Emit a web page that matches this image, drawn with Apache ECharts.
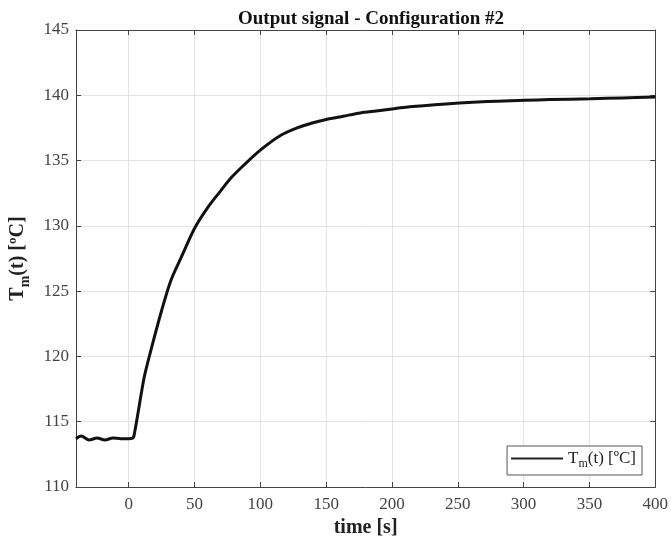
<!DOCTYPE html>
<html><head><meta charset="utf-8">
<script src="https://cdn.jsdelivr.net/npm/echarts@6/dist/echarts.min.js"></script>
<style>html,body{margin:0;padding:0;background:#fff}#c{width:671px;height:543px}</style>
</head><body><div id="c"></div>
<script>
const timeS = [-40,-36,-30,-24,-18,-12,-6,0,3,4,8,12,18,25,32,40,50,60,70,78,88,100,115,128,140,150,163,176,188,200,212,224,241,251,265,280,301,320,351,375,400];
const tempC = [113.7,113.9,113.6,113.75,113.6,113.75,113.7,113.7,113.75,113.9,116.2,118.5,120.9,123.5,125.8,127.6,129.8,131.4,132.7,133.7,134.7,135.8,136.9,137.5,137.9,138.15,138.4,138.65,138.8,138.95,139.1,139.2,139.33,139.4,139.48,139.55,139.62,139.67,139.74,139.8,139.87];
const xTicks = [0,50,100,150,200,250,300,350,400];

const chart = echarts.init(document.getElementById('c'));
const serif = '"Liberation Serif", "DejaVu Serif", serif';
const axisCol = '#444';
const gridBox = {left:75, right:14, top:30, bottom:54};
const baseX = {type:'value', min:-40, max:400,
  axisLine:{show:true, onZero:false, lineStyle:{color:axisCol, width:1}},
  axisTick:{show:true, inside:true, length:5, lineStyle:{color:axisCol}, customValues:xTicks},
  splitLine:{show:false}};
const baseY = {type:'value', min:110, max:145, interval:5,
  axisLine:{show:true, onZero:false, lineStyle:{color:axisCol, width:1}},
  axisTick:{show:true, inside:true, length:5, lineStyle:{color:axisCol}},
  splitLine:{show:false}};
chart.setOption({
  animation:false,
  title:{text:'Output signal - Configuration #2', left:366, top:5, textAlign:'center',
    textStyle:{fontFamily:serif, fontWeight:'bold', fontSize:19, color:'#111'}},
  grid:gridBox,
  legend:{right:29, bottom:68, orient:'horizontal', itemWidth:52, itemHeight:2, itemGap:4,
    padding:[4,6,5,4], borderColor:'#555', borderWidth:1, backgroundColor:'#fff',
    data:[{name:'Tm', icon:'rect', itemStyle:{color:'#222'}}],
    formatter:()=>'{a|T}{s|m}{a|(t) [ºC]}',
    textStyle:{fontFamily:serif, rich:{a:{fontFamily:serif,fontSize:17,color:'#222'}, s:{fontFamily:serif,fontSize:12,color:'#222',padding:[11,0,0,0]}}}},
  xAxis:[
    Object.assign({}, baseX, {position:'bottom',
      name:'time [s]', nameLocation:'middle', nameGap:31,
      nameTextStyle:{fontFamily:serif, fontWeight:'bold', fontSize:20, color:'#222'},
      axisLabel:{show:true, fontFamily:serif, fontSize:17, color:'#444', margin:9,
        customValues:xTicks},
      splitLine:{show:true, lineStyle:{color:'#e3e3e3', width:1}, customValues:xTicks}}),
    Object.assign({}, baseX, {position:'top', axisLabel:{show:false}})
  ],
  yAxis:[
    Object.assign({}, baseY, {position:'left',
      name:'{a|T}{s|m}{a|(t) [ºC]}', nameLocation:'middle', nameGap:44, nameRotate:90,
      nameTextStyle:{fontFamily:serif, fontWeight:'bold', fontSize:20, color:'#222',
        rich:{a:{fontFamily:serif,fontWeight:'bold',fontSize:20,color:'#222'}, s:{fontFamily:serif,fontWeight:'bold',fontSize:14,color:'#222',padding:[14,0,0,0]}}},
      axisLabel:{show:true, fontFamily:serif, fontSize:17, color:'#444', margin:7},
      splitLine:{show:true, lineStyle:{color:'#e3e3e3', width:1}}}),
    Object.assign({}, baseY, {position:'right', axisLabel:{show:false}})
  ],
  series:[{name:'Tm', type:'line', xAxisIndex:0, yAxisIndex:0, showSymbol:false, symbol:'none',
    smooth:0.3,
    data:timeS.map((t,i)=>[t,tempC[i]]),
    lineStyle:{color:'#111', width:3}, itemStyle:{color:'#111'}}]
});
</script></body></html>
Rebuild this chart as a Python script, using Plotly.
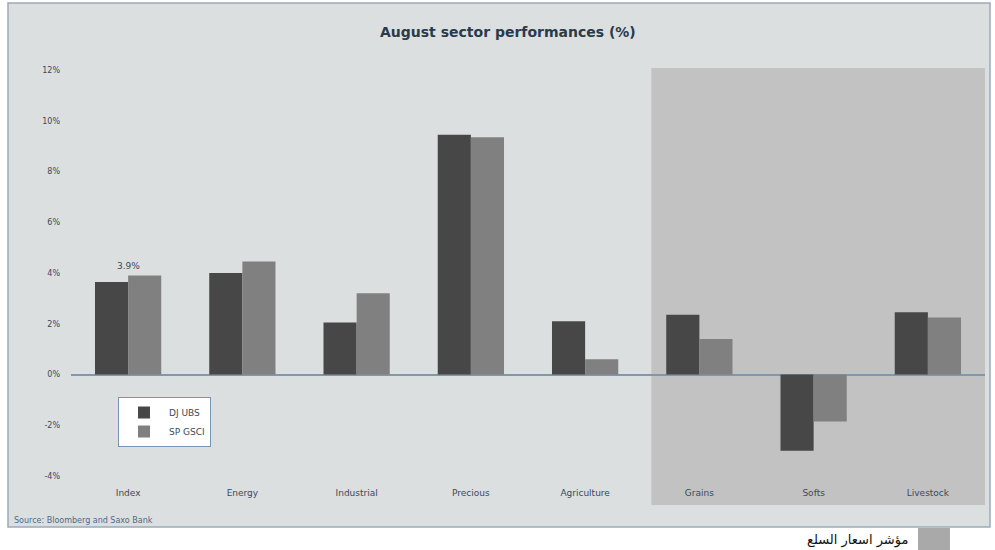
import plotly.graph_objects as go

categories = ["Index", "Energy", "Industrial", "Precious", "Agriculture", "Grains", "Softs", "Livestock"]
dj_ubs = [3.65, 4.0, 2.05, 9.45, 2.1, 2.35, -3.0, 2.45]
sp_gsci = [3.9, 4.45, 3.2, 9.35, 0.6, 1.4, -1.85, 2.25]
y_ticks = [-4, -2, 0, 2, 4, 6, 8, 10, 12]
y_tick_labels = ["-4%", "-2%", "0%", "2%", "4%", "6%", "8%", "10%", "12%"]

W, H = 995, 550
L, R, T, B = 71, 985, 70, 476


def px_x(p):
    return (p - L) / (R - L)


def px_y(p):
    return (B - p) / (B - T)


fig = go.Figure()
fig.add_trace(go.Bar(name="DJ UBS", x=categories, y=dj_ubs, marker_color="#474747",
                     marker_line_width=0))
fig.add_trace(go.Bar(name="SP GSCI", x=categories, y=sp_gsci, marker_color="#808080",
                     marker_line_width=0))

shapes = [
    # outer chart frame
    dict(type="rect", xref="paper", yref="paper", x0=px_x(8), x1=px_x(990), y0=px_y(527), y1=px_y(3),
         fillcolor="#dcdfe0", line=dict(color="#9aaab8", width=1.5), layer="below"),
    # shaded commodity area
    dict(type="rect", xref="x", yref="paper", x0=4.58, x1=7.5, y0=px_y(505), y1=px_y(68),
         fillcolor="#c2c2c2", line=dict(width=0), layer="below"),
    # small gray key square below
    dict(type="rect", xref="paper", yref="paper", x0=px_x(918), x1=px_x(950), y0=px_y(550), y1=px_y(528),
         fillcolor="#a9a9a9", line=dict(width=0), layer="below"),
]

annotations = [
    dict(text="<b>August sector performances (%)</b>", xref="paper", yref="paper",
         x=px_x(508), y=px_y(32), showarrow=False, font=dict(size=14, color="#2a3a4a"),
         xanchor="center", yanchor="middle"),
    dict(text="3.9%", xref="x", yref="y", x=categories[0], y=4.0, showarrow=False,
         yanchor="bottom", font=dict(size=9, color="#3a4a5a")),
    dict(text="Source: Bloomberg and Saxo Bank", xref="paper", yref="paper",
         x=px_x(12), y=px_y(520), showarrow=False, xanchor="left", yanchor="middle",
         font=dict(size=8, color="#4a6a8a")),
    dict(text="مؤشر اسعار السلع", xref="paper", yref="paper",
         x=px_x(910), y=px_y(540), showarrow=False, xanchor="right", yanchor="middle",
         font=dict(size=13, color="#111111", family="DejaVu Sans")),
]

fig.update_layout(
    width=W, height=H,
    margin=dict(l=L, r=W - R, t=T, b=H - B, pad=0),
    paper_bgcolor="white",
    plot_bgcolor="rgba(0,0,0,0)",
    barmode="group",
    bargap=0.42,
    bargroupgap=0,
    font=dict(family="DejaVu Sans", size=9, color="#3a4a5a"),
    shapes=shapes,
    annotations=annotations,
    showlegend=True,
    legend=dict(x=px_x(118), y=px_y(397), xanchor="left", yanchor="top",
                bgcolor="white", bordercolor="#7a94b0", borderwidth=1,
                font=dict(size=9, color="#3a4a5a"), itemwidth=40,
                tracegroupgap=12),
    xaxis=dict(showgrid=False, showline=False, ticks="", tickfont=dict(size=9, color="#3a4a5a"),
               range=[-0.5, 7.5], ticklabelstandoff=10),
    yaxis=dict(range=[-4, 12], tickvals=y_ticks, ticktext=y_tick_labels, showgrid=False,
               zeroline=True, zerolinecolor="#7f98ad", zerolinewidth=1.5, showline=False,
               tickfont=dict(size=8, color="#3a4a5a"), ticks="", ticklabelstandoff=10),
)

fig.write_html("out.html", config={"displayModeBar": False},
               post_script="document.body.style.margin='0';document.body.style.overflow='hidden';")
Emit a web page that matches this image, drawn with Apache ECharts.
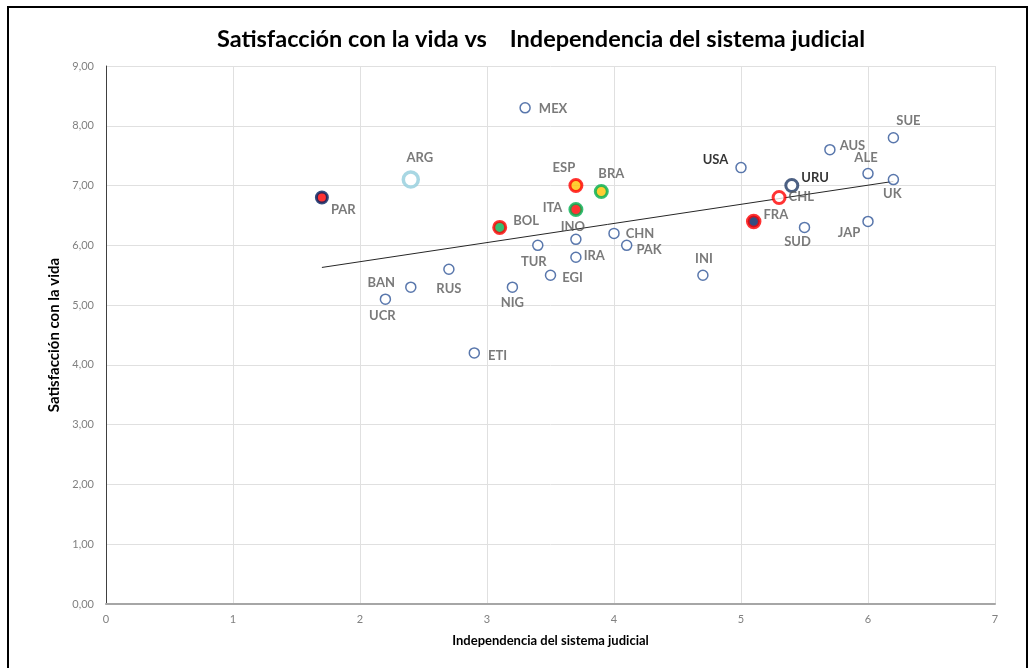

* [Aim of the task]: Can the lines from the start of the records through the line with "const xTicks = [0,50,100,150,200,250,300,350,400];" be given again exactly, with the pictures left out?

* [Answer in full]:
Emit a web page that matches this image, drawn with Apache ECharts.
<!DOCTYPE html>
<html><head><meta charset="utf-8">
<script src="https://cdn.jsdelivr.net/npm/echarts@6/dist/echarts.min.js"></script>
<style>html,body{margin:0;padding:0;background:#fff}#c{width:671px;height:543px}</style>
</head><body><div id="c"></div>
<script>
const timeS = [-40,-36,-30,-24,-18,-12,-6,0,3,4,8,12,18,25,32,40,50,60,70,78,88,100,115,128,140,150,163,176,188,200,212,224,241,251,265,280,301,320,351,375,400];
const tempC = [113.7,113.9,113.6,113.75,113.6,113.75,113.7,113.7,113.75,113.9,116.2,118.5,120.9,123.5,125.8,127.6,129.8,131.4,132.7,133.7,134.7,135.8,136.9,137.5,137.9,138.15,138.4,138.65,138.8,138.95,139.1,139.2,139.33,139.4,139.48,139.55,139.62,139.67,139.74,139.8,139.87];
const xTicks = [0,50,100,150,200,250,300,350,400];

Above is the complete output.